A note payable is a written agreement between a lender and borrower. Notes payable are thus promissory notes that spell out the terms of the loan, including payment schedules and interest rates. A note payable has a par or face value, which is the amount the borrower must repay when the note matures. Only interest payments are typically due on notes payable until maturity, as is the case with the bonds used as examples here. Borrowers sometimes receive less cash than the par value. When this occurs, the difference is called a discount.
How Discounts Come About
Discounts on notes payable can arise for several reasons. The discount may be part of a contractual agreement. For instance, underwriters buy bonds issued by governments or corporations and accept responsibility for marketing them to investors. In return, the underwriter gets a discount. When market interest rates are higher than a bond’s interest rate, investors won’t pay the full par value, resulting in a discount. In some cases, the issuer of notes payable simply issues the securities at a discount. The Treasury Department does this with Treasury bills. T-bills don’t pay interest as such. Instead, investors pay a discounted price and receive the par value at maturity.
Dollar Value of Discounts
Calculating the dollar value of a discount is simply a matter of subtracting the par value from the amount of cash actually received by the borrower. Suppose a bond issuer gets $950 each for bonds with a par value of $1,000. Subtract $1,000 from $950 to get -$50. A discount on notes payable is expressed as a negative, because it represents an expense for the issuer.

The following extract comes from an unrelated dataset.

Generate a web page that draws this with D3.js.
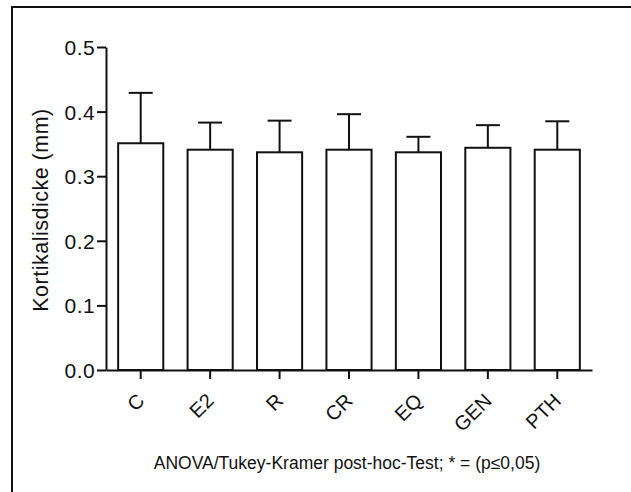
<!DOCTYPE html>
<html>
<head>
<meta charset="utf-8">
<script src="https://cdn.jsdelivr.net/npm/d3@7"></script>
<style>
  body { margin: 0; background: #fff; }
  text { font-family: "Liberation Sans", Arial, sans-serif; fill: #111; }
</style>
</head>
<body>
<div id="canvas"></div>
<script>
const canvWidth = 631, canvHeight = 492;

// data
const groups = ["C", "E2", "R", "CR", "EQ", "GEN", "PTH"];
const means = [0.351, 0.341, 0.337, 0.341, 0.337, 0.344, 0.341];
const errTops = [0.429, 0.383, 0.386, 0.396, 0.361, 0.379, 0.385];
const yTicks = [0.0, 0.1, 0.2, 0.3, 0.4, 0.5];

const yTitle = "Kortikalisdicke (mm)";
const footNote = "ANOVA/Tukey-Kramer post-hoc-Test; * = (p\u22640,05)";

const svg = d3.select("#canvas").append("svg")
    .attr("width", canvWidth)
    .attr("height", canvHeight);

// outer frame (runs off the right and bottom edges)
svg.append("rect")
    .attr("x", 12).attr("y", 7)
    .attr("width", 640).attr("height", 500)
    .attr("fill", "none")
    .attr("stroke", "#111")
    .attr("stroke-width", 2);

const margin = {top: 47, right: 39, bottom: 122, left: 106};
const width = canvWidth - margin.left - margin.right;
const height = canvHeight - margin.top - margin.bottom;

const g = svg.append("g")
    .attr("transform", "translate(" + margin.left + "," + margin.top + ")");

const x = d3.scaleBand()
    .domain(groups)
    .range([0, width])
    .paddingInner(0.35)
    .paddingOuter(0.175);

const y = d3.scaleLinear()
    .domain([0, 0.5])
    .range([height, 0]);

// error bars (upper only)
const cap = 12;
groups.forEach(function (d, i) {
    const cx = x(d) + x.bandwidth() / 2;
    g.append("line")
        .attr("x1", cx).attr("x2", cx)
        .attr("y1", y(means[i])).attr("y2", y(errTops[i]))
        .attr("stroke", "#111").attr("stroke-width", 2);
    g.append("line")
        .attr("x1", cx - cap).attr("x2", cx + cap)
        .attr("y1", y(errTops[i])).attr("y2", y(errTops[i]))
        .attr("stroke", "#111").attr("stroke-width", 2);
});

// bars
g.selectAll(".bar")
    .data(groups)
    .enter().append("rect")
    .attr("class", "bar")
    .attr("x", function (d) { return x(d); })
    .attr("y", function (d, i) { return y(means[i]); })
    .attr("width", x.bandwidth())
    .attr("height", function (d, i) { return height - y(means[i]); })
    .attr("fill", "#fff")
    .attr("stroke", "#111")
    .attr("stroke-width", 2);

// y axis
const yAxis = g.append("g")
    .call(d3.axisLeft(y).tickValues(yTicks).tickFormat(d3.format(".1f")).tickSize(9).tickSizeOuter(0));
yAxis.select(".domain").attr("stroke", "#111").attr("stroke-width", 2);
yAxis.selectAll(".tick line").attr("stroke", "#111").attr("stroke-width", 2);
yAxis.selectAll(".tick text")
    .attr("x", -11)
    .attr("dy", "0.36em")
    .style("font-size", "21px")
    .style("letter-spacing", "0.4px")
    .style("font-family", "Liberation Sans, Arial, sans-serif")
    .attr("fill", "#111");

// x axis
const xAxis = g.append("g")
    .attr("transform", "translate(0," + height + ")")
    .call(d3.axisBottom(x).tickSize(9).tickSizeOuter(0));
xAxis.select(".domain").attr("stroke", "#111").attr("stroke-width", 2);
xAxis.selectAll(".tick line").attr("stroke", "#111").attr("stroke-width", 2);
xAxis.selectAll(".tick text")
    .attr("y", 0)
    .attr("dy", 0)
    .attr("text-anchor", "end")
    .attr("transform", "translate(5,32) rotate(-45)")
    .style("font-size", "20px")
    .style("font-family", "Liberation Sans, Arial, sans-serif")
    .attr("fill", "#111");

// y title
svg.append("text")
    .attr("transform", "translate(48,210) rotate(-90)")
    .attr("text-anchor", "middle")
    .style("font-size", "21.5px")
    .style("letter-spacing", "0.5px")
    .text(yTitle);

// footnote
svg.append("text")
    .attr("x", 347)
    .attr("y", 469)
    .attr("text-anchor", "middle")
    .style("font-size", "17.5px")
    .text(footNote);
</script>
</body>
</html>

How Discounts Impact Interest Rates
When notes payable are issued at a discount, the effect is to increase the effective interest rate, because the lender both gets back more money than was originally lent and pays less for the same amount of interest. Suppose a $1,000 par value bond matures in 6 months and pays 4 percent interest. The bondholder will receive $20 in interest for the six-month life of the bond. However, if the bond price is discounted to $980, the bondholder will get an extra $20 at maturity for a total of $40 in earnings. Since the price was $980, divide $40 by $980 and double the result to find the effective annual rate of interest, which here works out to 8.16 percent.
Accounting for Discounts
For accounting purposes, discounts on notes payable are treated as an interest expense. The dollar amount of the discount is entered on the issuer’s books over the life of the note. Suppose a note payable for $1,000 is issued at discount price of $950 and pays 4 percent annual interest. The maturity is 5 years. Each year, the interest recorded is $40 plus one-fifth of the discount, or $10. This brings the interest expense to $50 per year.